* **STATED TASK**
Copy nothing but the part that opens with the line containing "Clone this chart in D3.js." and closes with the line containing "const nFaded = 8;". Do not include pictures.

— begin EXTRACTED MATERIAL —

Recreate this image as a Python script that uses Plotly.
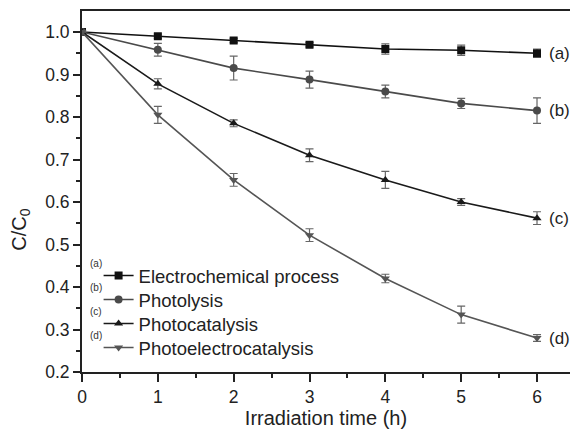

— end EXTRACTED MATERIAL —
— begin EXTRACTED MATERIAL —

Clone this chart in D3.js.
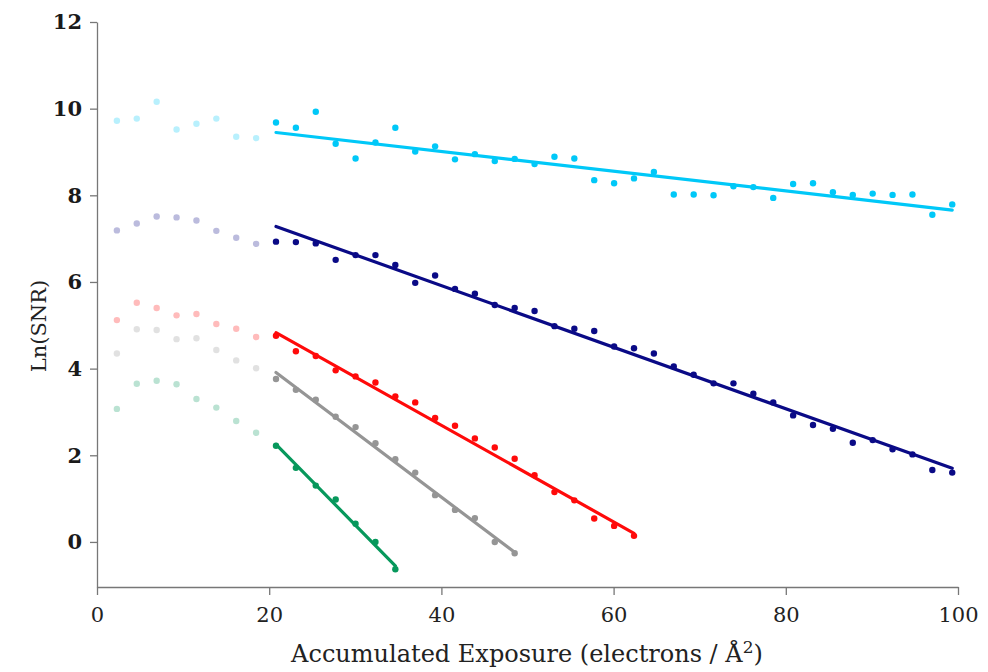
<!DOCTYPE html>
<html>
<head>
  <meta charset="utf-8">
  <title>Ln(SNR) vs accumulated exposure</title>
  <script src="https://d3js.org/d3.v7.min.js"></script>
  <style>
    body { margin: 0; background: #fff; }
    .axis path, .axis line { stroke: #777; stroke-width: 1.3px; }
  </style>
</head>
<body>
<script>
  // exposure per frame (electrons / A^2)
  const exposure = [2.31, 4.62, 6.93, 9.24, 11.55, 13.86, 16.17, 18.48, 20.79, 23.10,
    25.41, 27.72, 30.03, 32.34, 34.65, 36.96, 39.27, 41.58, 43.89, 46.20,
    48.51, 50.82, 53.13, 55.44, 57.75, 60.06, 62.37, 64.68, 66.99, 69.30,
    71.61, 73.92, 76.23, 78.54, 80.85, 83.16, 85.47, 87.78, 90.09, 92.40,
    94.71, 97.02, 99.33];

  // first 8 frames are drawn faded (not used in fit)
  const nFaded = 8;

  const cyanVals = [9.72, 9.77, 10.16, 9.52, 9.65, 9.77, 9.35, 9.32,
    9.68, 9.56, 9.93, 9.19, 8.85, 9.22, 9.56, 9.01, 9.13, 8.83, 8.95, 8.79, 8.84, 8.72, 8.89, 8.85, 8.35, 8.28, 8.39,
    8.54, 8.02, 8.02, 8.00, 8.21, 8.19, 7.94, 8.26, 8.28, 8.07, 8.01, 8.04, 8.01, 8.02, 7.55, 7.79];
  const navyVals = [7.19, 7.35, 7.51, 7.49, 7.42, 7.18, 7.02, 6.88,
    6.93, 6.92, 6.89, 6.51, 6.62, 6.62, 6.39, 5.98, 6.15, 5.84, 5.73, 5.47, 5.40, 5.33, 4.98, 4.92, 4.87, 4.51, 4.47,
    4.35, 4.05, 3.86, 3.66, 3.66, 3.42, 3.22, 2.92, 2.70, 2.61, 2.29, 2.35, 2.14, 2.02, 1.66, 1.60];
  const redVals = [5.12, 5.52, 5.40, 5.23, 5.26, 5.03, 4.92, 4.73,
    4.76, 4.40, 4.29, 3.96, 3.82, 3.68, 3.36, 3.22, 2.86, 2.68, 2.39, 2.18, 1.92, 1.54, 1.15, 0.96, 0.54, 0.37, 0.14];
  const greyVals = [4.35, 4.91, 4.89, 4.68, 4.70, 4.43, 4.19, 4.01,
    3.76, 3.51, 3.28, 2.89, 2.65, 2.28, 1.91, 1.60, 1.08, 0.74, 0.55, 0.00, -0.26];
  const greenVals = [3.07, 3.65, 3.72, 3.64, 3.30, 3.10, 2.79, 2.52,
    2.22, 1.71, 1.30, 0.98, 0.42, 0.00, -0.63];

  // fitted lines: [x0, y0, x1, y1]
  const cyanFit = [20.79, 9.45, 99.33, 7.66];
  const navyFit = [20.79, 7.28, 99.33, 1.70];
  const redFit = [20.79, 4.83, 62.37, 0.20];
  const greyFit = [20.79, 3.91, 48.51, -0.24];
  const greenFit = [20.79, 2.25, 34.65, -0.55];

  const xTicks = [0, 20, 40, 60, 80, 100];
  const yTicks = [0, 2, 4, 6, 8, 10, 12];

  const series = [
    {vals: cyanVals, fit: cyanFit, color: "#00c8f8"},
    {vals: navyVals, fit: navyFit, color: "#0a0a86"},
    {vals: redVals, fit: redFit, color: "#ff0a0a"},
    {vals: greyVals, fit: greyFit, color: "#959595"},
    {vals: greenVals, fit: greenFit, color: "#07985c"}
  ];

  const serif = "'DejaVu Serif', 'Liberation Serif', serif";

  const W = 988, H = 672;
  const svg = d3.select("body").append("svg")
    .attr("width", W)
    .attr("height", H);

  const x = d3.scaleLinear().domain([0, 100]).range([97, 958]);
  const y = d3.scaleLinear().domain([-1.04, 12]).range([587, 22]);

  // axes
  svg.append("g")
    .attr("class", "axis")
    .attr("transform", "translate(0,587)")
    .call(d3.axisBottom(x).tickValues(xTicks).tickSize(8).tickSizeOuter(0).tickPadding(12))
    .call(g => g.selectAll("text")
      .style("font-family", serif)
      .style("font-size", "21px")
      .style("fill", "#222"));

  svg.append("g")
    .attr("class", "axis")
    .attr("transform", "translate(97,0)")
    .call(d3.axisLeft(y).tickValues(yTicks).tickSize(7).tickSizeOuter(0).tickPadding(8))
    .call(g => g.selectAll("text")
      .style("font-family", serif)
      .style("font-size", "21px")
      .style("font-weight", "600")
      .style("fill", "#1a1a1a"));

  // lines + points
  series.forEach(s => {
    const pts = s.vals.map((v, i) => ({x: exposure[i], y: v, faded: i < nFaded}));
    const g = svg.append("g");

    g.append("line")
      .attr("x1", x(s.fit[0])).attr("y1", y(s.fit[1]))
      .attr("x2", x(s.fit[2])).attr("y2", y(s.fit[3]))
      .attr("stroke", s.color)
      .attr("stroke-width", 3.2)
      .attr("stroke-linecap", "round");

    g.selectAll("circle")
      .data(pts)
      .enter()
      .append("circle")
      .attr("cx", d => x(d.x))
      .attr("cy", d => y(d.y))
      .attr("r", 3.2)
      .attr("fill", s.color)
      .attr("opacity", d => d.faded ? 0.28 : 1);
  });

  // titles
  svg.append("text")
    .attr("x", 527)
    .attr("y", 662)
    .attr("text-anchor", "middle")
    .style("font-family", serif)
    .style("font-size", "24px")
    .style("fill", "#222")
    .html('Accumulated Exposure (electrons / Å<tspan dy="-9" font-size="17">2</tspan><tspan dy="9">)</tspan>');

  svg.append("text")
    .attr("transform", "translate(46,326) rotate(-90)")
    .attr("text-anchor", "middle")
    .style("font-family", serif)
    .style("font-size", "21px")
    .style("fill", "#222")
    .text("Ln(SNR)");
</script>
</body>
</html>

— end EXTRACTED MATERIAL —
— begin EXTRACTED MATERIAL —

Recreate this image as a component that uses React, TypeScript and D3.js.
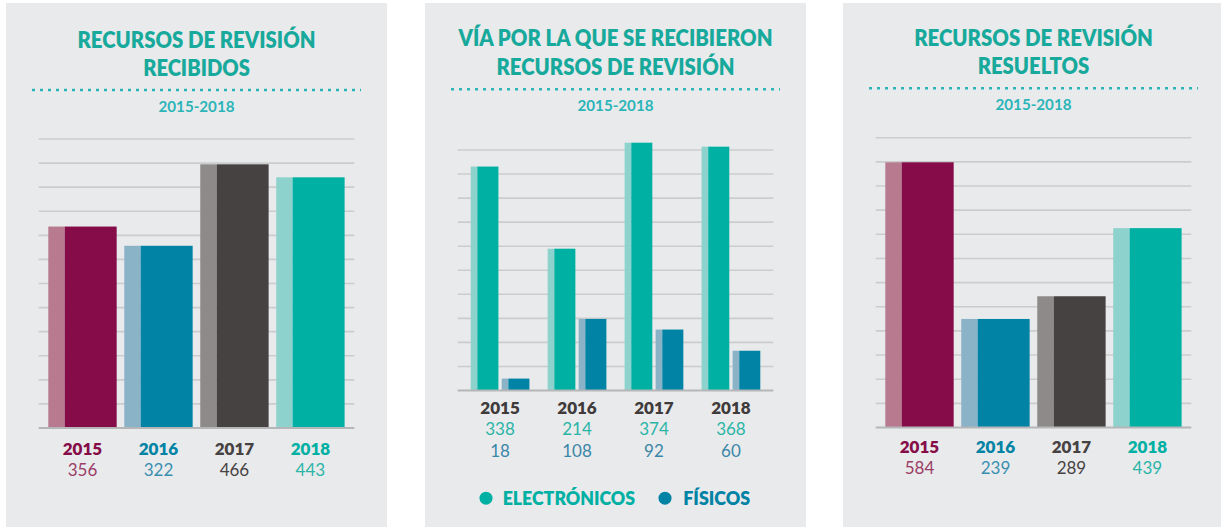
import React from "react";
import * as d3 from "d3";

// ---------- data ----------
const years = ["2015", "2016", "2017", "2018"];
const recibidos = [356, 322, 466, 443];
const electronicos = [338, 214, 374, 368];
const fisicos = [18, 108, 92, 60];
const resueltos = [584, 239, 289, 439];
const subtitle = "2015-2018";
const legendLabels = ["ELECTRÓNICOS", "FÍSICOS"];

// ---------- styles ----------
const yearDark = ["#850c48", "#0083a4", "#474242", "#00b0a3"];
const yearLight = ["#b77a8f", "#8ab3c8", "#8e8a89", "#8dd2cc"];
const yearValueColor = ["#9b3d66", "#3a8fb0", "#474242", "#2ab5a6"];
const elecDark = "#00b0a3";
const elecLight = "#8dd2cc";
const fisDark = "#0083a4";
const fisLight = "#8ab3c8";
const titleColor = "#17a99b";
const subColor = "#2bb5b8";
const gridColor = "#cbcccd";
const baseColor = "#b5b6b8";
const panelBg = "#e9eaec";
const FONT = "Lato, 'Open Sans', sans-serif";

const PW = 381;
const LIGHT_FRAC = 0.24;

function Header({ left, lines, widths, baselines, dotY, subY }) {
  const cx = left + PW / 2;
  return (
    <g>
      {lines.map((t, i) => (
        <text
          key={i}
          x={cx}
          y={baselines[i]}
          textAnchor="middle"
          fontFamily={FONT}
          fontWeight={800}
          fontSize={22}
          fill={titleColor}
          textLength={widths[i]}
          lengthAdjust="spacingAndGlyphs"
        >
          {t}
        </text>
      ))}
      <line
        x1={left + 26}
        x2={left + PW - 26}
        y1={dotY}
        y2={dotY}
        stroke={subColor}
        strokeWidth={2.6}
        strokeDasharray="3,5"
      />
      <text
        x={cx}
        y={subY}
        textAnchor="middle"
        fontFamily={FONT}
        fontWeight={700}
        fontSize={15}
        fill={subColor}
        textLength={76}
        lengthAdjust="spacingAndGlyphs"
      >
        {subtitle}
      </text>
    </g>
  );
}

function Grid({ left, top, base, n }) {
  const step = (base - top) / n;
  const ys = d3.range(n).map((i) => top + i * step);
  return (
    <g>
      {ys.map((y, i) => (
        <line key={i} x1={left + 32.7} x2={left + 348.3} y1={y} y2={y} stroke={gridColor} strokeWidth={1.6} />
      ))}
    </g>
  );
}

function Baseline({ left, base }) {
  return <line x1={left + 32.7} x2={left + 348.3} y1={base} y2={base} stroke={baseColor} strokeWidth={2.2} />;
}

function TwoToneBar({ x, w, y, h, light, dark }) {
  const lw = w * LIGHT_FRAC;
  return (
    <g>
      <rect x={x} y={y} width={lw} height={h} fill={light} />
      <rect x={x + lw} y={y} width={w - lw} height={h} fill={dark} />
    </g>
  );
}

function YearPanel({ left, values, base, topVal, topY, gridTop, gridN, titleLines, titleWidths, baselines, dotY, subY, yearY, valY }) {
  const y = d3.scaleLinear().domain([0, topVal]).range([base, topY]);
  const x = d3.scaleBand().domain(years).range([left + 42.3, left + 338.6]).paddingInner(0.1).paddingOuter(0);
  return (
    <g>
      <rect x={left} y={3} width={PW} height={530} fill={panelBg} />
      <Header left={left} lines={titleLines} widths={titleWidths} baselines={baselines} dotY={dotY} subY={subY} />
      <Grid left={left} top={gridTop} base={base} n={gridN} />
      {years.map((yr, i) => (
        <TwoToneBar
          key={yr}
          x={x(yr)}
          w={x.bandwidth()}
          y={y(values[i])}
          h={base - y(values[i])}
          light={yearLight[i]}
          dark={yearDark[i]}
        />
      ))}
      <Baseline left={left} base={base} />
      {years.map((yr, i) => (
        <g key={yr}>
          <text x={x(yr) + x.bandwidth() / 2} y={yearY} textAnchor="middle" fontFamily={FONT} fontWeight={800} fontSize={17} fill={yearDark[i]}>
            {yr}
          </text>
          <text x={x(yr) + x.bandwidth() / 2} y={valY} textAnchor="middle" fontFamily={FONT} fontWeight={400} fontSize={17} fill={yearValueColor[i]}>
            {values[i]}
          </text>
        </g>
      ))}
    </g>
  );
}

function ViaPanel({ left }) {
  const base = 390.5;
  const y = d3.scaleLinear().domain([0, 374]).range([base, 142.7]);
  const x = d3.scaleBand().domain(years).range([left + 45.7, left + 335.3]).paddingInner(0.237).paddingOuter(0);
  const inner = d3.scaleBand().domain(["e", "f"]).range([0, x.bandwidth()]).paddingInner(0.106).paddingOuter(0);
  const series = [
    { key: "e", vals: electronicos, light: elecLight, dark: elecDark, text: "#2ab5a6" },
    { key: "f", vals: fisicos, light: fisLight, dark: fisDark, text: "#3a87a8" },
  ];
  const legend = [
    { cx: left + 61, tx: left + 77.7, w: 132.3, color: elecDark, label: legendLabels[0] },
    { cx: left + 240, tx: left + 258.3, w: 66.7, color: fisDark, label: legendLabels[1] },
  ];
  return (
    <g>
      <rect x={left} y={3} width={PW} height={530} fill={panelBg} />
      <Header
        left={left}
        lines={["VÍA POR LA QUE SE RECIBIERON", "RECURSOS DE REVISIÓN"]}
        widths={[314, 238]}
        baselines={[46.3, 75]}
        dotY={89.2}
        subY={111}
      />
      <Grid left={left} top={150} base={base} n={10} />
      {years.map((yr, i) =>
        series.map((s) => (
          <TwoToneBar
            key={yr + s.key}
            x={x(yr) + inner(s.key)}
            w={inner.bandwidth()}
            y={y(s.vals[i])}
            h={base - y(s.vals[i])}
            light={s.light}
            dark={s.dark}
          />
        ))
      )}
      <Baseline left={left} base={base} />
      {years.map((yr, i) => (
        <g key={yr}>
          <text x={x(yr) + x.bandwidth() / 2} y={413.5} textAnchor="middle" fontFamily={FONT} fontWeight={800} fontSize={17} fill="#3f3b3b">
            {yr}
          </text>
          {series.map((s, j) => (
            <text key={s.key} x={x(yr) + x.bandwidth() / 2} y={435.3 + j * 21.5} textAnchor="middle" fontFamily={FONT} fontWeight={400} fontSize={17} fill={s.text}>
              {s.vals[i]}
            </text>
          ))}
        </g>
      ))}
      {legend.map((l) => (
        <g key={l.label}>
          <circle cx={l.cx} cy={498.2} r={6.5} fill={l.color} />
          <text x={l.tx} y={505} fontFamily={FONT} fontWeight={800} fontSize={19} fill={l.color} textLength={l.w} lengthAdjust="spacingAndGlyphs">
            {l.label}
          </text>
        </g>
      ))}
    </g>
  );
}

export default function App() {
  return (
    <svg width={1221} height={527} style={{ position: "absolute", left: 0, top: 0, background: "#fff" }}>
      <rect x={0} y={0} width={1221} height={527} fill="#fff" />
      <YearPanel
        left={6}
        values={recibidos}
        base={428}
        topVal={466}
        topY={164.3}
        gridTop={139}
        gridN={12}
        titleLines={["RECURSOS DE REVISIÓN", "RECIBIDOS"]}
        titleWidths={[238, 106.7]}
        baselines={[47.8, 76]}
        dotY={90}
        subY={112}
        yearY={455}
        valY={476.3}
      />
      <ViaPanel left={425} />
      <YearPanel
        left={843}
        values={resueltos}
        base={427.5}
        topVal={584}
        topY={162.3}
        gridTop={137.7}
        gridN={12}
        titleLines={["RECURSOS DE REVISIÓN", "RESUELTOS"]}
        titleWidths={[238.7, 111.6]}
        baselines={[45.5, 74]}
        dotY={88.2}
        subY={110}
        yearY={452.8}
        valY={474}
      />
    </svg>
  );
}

— end EXTRACTED MATERIAL —

* **OUTPUT**
Clone this chart in D3.js.
<!DOCTYPE html>
<html>
<head>
  <meta charset="utf-8">
  <title>Ln(SNR) vs accumulated exposure</title>
  <script src="https://d3js.org/d3.v7.min.js"></script>
  <style>
    body { margin: 0; background: #fff; }
    .axis path, .axis line { stroke: #777; stroke-width: 1.3px; }
  </style>
</head>
<body>
<script>
  // exposure per frame (electrons / A^2)
  const exposure = [2.31, 4.62, 6.93, 9.24, 11.55, 13.86, 16.17, 18.48, 20.79, 23.10,
    25.41, 27.72, 30.03, 32.34, 34.65, 36.96, 39.27, 41.58, 43.89, 46.20,
    48.51, 50.82, 53.13, 55.44, 57.75, 60.06, 62.37, 64.68, 66.99, 69.30,
    71.61, 73.92, 76.23, 78.54, 80.85, 83.16, 85.47, 87.78, 90.09, 92.40,
    94.71, 97.02, 99.33];

  // first 8 frames are drawn faded (not used in fit)
  const nFaded = 8;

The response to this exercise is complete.